◆ **Objective**
Up to and including the line with "import * as", write out the listing from its first line, minus the pictures.
## START
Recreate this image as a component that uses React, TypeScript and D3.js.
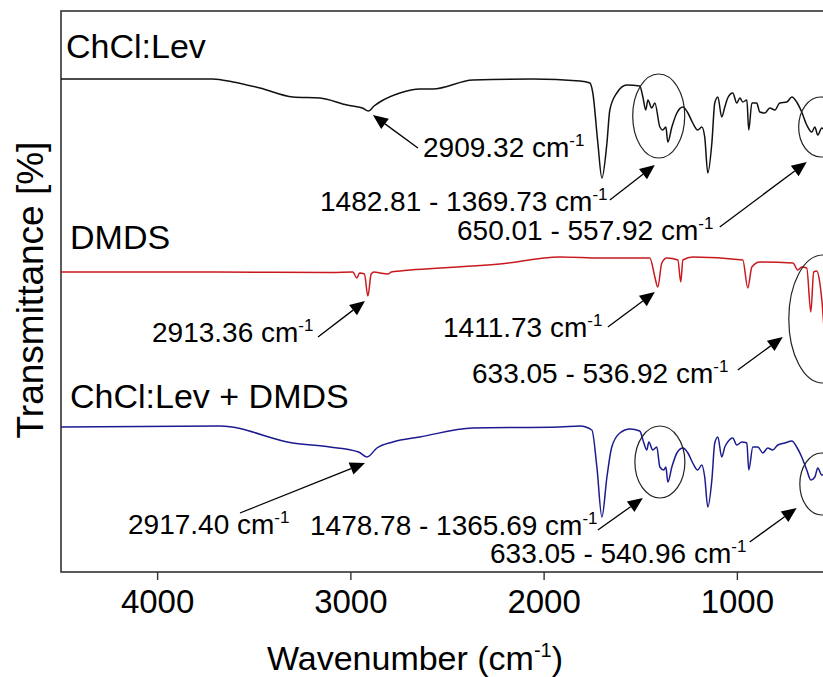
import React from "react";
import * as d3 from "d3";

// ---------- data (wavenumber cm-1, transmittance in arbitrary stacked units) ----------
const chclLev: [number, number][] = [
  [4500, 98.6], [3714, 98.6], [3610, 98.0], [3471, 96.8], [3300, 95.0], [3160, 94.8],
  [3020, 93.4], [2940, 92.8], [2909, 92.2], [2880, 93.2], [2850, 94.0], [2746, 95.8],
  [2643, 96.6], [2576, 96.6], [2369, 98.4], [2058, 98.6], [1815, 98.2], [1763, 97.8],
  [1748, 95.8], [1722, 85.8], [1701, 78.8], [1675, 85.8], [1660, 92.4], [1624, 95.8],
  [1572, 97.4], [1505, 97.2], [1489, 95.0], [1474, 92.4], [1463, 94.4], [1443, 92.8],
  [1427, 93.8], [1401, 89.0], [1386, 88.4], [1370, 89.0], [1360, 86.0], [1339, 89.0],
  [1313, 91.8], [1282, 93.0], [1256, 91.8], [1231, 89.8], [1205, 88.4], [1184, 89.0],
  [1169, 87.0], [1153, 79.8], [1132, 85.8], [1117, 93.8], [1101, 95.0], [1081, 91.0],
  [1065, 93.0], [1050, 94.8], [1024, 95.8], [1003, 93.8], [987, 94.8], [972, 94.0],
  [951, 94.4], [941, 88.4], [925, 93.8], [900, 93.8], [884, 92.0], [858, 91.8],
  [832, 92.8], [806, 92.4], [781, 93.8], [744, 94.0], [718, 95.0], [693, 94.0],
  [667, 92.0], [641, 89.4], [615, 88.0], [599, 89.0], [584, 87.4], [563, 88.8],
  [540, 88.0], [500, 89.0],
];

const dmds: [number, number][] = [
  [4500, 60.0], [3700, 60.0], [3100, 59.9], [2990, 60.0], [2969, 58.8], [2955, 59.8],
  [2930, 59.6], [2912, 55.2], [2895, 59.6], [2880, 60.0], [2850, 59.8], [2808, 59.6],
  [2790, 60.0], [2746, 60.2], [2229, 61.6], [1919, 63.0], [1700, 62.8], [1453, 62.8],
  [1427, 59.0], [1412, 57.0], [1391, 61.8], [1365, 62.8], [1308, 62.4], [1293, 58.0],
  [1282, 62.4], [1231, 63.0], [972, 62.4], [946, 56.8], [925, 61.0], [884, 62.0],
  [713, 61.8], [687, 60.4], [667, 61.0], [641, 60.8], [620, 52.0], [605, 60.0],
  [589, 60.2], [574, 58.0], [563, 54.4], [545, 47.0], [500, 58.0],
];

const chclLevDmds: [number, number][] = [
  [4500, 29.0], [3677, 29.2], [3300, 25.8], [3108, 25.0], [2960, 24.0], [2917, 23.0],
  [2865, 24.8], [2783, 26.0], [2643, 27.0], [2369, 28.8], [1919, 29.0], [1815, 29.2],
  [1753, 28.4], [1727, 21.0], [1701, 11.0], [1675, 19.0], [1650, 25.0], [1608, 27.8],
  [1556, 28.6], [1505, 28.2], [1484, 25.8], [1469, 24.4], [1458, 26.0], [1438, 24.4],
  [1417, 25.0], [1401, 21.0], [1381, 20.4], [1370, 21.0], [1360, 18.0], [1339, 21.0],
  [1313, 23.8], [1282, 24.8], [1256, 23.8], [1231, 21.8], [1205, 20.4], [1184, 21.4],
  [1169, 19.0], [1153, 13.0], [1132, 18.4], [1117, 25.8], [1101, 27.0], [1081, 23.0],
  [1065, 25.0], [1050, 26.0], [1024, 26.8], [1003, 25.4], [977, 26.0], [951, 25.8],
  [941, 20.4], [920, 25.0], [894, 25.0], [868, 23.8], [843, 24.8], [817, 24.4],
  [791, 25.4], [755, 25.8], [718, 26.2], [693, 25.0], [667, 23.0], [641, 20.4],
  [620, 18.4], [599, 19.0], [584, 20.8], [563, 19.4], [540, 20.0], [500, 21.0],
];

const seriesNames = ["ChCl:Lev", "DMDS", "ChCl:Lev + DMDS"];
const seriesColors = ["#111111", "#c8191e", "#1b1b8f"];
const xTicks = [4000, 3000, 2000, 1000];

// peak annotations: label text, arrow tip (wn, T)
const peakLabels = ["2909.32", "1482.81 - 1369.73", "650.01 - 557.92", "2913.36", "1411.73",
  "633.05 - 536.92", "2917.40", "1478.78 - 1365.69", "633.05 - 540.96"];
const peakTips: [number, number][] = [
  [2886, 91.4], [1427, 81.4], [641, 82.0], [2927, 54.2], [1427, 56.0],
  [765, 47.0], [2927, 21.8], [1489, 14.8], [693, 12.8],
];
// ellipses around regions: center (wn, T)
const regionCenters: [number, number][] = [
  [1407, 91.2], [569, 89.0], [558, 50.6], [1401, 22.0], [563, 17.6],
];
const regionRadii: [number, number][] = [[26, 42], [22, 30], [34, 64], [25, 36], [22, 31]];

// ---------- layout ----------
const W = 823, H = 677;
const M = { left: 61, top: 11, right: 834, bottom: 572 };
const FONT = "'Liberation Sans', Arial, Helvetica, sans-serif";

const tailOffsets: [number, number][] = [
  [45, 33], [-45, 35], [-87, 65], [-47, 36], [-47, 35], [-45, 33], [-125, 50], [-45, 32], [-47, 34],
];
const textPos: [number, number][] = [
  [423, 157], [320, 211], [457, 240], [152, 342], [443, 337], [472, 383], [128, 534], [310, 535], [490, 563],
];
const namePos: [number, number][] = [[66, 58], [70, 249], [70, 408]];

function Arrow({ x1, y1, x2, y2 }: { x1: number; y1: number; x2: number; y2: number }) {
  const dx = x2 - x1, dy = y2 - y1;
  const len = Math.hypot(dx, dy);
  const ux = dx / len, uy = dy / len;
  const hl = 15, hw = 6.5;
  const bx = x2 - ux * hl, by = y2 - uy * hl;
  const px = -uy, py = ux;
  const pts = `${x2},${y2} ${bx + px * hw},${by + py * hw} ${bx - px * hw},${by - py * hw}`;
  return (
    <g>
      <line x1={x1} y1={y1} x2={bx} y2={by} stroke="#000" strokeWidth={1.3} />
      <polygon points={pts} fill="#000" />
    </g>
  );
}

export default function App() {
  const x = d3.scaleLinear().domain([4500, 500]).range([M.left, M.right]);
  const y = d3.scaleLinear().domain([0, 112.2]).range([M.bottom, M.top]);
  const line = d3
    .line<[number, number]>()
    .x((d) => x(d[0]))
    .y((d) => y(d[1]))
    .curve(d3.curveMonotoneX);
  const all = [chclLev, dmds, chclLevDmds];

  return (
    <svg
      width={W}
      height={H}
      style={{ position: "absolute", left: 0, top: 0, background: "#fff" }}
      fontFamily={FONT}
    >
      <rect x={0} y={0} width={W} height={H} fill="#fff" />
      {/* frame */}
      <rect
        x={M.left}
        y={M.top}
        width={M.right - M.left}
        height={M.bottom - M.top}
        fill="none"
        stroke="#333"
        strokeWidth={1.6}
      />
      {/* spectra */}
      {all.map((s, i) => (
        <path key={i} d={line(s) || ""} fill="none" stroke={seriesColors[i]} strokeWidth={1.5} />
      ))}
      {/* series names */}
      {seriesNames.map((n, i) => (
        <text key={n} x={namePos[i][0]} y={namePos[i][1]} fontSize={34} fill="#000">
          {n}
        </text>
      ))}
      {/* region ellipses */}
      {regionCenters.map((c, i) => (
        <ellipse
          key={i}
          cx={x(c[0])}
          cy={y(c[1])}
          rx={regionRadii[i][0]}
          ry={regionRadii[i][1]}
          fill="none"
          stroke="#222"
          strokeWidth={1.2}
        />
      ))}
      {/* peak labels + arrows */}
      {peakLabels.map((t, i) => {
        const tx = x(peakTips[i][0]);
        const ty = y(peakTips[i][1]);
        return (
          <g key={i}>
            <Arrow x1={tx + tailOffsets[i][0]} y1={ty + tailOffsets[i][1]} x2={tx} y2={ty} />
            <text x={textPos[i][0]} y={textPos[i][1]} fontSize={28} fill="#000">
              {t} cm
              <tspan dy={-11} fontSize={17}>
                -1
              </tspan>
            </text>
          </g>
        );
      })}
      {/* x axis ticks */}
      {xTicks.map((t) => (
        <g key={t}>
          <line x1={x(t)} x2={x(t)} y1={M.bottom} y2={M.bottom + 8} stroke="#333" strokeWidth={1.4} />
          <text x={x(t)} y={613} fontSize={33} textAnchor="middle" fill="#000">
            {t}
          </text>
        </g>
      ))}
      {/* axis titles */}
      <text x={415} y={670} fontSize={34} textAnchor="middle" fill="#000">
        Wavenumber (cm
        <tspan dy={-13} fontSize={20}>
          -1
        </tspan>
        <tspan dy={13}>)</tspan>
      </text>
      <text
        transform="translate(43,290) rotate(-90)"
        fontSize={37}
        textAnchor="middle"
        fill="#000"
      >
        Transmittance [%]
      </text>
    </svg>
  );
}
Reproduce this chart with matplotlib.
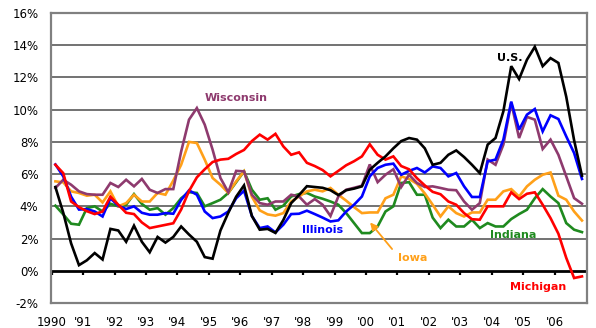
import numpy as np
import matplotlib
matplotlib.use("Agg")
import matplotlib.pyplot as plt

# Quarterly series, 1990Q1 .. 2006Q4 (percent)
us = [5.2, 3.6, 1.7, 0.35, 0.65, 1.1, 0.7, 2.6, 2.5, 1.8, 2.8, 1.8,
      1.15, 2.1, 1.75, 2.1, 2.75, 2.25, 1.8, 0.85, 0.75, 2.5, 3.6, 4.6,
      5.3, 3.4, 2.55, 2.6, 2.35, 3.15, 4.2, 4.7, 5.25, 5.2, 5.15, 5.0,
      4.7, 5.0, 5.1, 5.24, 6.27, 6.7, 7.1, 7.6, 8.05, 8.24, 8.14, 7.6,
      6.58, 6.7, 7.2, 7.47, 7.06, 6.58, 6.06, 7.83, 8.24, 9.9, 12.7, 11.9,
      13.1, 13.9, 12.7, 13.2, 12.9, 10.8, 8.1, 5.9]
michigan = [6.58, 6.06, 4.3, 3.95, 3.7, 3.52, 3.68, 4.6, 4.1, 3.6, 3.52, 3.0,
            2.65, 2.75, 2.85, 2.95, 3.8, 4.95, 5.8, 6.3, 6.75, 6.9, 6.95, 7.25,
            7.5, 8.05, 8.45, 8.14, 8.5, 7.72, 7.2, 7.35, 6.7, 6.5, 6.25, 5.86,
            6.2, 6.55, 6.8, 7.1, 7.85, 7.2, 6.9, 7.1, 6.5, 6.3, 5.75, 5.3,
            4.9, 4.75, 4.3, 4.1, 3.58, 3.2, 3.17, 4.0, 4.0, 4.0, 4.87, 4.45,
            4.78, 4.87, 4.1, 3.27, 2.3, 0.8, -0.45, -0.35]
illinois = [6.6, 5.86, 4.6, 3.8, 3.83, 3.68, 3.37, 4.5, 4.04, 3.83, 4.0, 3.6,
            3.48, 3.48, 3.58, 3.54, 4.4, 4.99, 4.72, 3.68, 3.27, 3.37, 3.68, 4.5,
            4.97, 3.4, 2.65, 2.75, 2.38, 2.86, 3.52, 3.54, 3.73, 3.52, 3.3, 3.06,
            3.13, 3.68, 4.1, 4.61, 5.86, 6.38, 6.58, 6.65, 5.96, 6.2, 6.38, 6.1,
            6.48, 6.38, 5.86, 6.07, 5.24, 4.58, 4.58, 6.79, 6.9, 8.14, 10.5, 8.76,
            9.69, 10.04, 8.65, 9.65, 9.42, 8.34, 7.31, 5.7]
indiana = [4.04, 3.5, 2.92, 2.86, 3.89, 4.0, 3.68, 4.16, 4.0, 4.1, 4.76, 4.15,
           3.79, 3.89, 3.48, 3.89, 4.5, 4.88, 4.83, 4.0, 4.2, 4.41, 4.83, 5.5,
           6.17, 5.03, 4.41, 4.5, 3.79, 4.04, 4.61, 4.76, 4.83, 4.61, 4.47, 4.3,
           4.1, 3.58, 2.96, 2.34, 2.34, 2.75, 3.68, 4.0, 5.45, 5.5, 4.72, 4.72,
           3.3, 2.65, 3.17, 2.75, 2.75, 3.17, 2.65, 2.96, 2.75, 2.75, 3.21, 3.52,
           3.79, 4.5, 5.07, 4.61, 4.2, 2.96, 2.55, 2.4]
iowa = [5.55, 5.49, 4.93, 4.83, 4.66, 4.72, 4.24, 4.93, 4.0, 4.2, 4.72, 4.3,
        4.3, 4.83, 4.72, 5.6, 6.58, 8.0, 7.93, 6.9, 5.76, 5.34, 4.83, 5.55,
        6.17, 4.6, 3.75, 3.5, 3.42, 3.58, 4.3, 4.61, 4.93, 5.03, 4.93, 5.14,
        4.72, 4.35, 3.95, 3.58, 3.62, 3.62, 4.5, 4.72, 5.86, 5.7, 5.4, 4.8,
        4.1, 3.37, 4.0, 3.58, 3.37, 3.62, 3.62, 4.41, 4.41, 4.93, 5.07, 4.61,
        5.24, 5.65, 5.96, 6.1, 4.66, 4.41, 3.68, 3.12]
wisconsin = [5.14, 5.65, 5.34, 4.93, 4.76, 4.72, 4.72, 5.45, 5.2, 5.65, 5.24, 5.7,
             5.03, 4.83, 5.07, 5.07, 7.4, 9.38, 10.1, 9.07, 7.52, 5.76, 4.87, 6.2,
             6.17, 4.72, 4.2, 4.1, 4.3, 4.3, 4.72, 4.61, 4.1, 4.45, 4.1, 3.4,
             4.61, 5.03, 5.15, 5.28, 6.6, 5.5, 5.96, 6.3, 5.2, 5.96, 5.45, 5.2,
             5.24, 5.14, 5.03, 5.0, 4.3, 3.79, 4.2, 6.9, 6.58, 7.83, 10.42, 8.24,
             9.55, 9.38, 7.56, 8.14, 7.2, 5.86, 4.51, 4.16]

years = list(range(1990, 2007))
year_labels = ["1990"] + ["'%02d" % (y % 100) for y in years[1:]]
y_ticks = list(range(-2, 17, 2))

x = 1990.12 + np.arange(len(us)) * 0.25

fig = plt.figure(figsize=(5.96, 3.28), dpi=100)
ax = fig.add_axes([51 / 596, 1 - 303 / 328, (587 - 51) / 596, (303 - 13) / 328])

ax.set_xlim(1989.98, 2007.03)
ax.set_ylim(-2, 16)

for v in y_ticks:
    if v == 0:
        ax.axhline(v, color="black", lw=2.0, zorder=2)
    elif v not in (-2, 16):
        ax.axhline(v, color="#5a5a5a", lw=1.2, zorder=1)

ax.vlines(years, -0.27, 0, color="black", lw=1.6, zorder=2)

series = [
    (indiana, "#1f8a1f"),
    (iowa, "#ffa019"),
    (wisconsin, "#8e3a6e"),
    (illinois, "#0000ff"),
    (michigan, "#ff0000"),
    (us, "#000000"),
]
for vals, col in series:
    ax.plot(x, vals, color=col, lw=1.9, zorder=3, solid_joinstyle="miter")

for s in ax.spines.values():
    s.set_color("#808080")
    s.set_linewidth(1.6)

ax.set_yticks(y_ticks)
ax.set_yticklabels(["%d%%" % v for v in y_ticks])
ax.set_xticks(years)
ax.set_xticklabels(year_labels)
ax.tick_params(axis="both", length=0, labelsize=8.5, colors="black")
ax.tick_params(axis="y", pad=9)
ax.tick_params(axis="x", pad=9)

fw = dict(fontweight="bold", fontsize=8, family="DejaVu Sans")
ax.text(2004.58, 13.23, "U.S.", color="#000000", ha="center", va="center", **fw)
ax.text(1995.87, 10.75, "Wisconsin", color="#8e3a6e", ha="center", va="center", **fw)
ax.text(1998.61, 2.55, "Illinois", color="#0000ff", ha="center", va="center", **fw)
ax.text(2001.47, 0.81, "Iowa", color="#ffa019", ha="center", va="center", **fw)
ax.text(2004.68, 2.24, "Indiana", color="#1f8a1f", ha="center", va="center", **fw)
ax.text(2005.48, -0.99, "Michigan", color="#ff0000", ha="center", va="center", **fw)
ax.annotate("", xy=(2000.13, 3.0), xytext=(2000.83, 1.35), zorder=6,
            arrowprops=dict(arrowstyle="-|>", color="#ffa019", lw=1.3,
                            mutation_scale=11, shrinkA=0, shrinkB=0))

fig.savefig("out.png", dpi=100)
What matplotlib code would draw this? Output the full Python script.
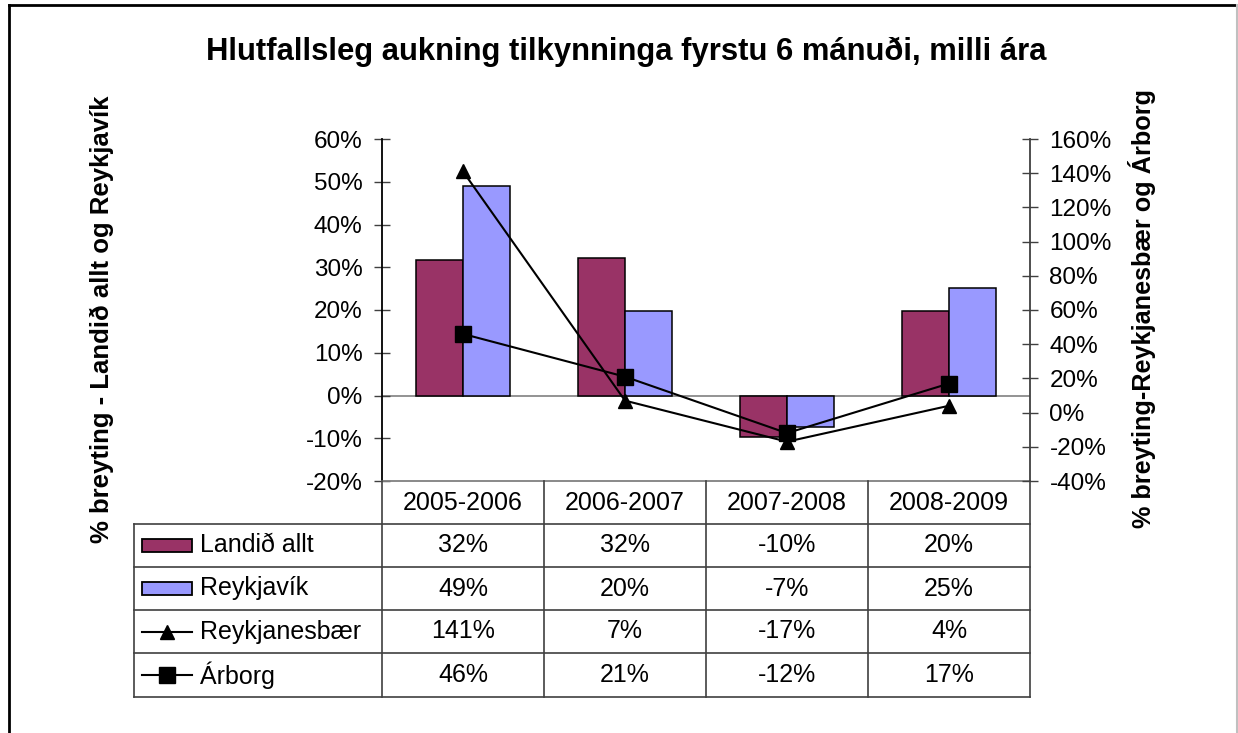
## END
◆ **Full answer**
Recreate this image as a component that uses React, TypeScript and D3.js.
import React from "react";
import * as d3 from "d3";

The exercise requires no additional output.